● Given records
+---+

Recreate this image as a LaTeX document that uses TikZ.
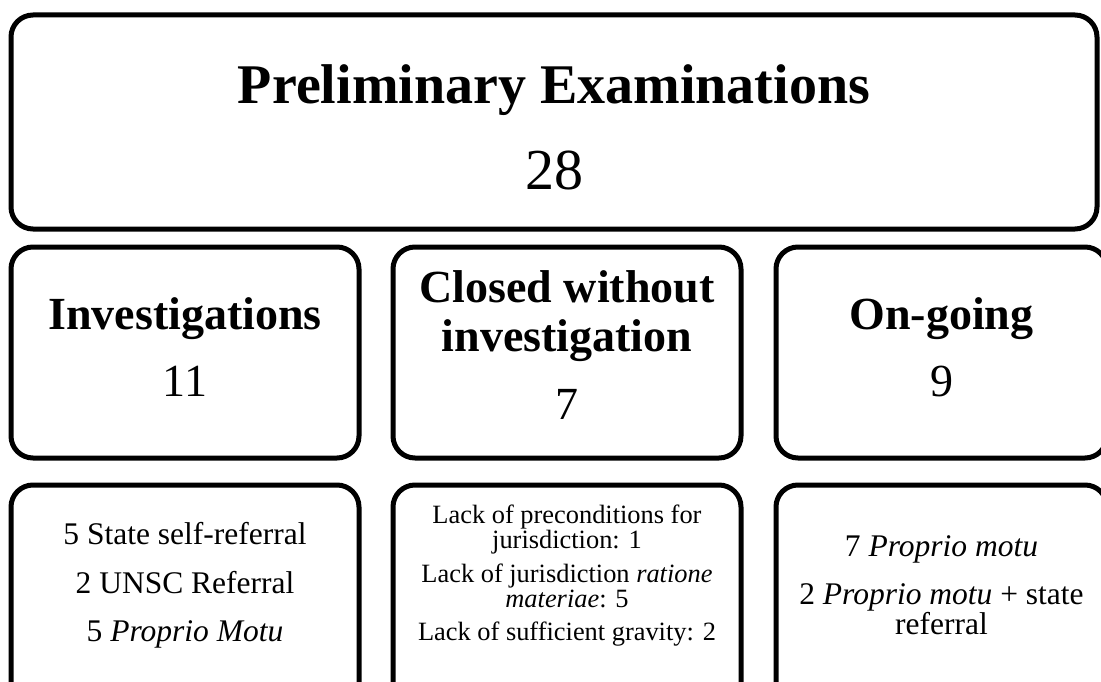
\documentclass[tikz,border=0pt]{standalone}
\usepackage{fontspec}
\setmainfont{Liberation Serif}
\usetikzlibrary{positioning}

% invisible strut that pushes a node text up or down
\newcommand{\lift}[1]{\rule[-#1]{0pt}{1pt}}
\newcommand{\sink}[1]{\rule{0pt}{#1}}

\begin{document}
\begin{tikzpicture}[
    x=1pt, y=-1pt,
    node distance=22pt and 29pt,
    box/.style={
        rectangle,
        draw,
        line width=5pt,
        rounded corners=22pt,
        align=center,
        inner sep=0pt
    },
    head/.style={box, minimum width=348pt, minimum height=211pt,
        font=\fontsize{46}{49}\selectfont},
    detail/.style={box, minimum width=348pt, minimum height=225pt,
        font=\fontsize{31.5}{30}\selectfont}
]

\clip (0,0) rectangle (1101,682);

\node[box, minimum width=1086pt, minimum height=214pt,
    font=\fontsize{56}{60}\selectfont] (prelim) at (554,122)
    {\sink{50pt}\textbf{Preliminary Examinations}\\[26pt]{\fontsize{58}{60}\selectfont 28}};

\node[head, below right=13pt and 0pt of prelim.south west, anchor=north west] (invest)
    {\textbf{Investigations}\\[18pt]11\lift{10pt}};
\node[head, right=of invest] (closed)
    {\textbf{Closed without}\\\textbf{investigation}\\[19pt]7\lift{14pt}};
\node[head, right=30pt of closed, minimum width=331pt] (ongoing)
    {\textbf{On-going}\\[18pt]9\lift{10pt}};

\node[detail, below=of invest] (invest-det)
    {5 State self-referral\\[18.5pt]2 UNSC Referral\\[18.5pt]5 \textit{Proprio Motu}\lift{31pt}};
\node[detail, below=of closed, font=\fontsize{26.4}{25}\selectfont] (closed-det)
    {Lack of preconditions for\\jurisdiction: 1\\[9pt]Lack of jurisdiction \textit{ratione}\\\textit{materiae}: 5\\[8pt]Lack of sufficient gravity: 2\lift{50pt}};
\node[detail, below=of ongoing, minimum width=331pt] (ongoing-det)
    {7 \textit{Proprio motu}\\[18pt]2 \textit{Proprio motu} + state\\referral\lift{24pt}};

\end{tikzpicture}
\end{document}
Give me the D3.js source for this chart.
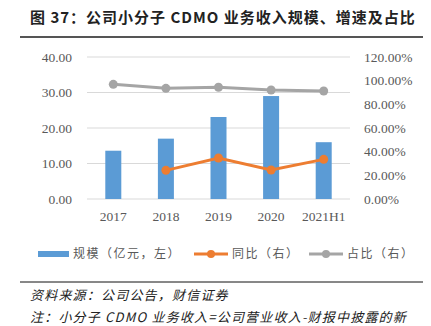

+---+

Restate the whole listing above exactly, except for its images.

● Solution to this problem
Recreate this image as a LaTeX document that uses TikZ.
\documentclass[tikz,border=0pt]{standalone}
\usepackage{fontspec}
\setmainfont{Liberation Serif}
\usetikzlibrary{positioning}

% invisible strut that pushes a node text up or down
\newcommand{\lift}[1]{\rule[-#1]{0pt}{1pt}}
\newcommand{\sink}[1]{\rule{0pt}{#1}}

\begin{document}
\begin{tikzpicture}[
    x=1pt, y=-1pt,
    node distance=22pt and 29pt,
    box/.style={
        rectangle,
        draw,
        line width=5pt,
        rounded corners=22pt,
        align=center,
        inner sep=0pt
    },
    head/.style={box, minimum width=348pt, minimum height=211pt,
        font=\fontsize{46}{49}\selectfont},
    detail/.style={box, minimum width=348pt, minimum height=225pt,
        font=\fontsize{31.5}{30}\selectfont}
]

\clip (0,0) rectangle (1101,682);

\node[box, minimum width=1086pt, minimum height=214pt,
    font=\fontsize{56}{60}\selectfont] (prelim) at (554,122)
    {\sink{50pt}\textbf{Preliminary Examinations}\\[26pt]{\fontsize{58}{60}\selectfont 28}};

\node[head, below right=13pt and 0pt of prelim.south west, anchor=north west] (invest)
    {\textbf{Investigations}\\[18pt]11\lift{10pt}};
\node[head, right=of invest] (closed)
    {\textbf{Closed without}\\\textbf{investigation}\\[19pt]7\lift{14pt}};
\node[head, right=30pt of closed, minimum width=331pt] (ongoing)
    {\textbf{On-going}\\[18pt]9\lift{10pt}};

\node[detail, below=of invest] (invest-det)
    {5 State self-referral\\[18.5pt]2 UNSC Referral\\[18.5pt]5 \textit{Proprio Motu}\lift{31pt}};
\node[detail, below=of closed, font=\fontsize{26.4}{25}\selectfont] (closed-det)
    {Lack of preconditions for\\jurisdiction: 1\\[9pt]Lack of jurisdiction \textit{ratione}\\\textit{materiae}: 5\\[8pt]Lack of sufficient gravity: 2\lift{50pt}};
\node[detail, below=of ongoing, minimum width=331pt] (ongoing-det)
    {7 \textit{Proprio motu}\\[18pt]2 \textit{Proprio motu} + state\\referral\lift{24pt}};

\end{tikzpicture}
\end{document}
Give me the D3.js source for this chart.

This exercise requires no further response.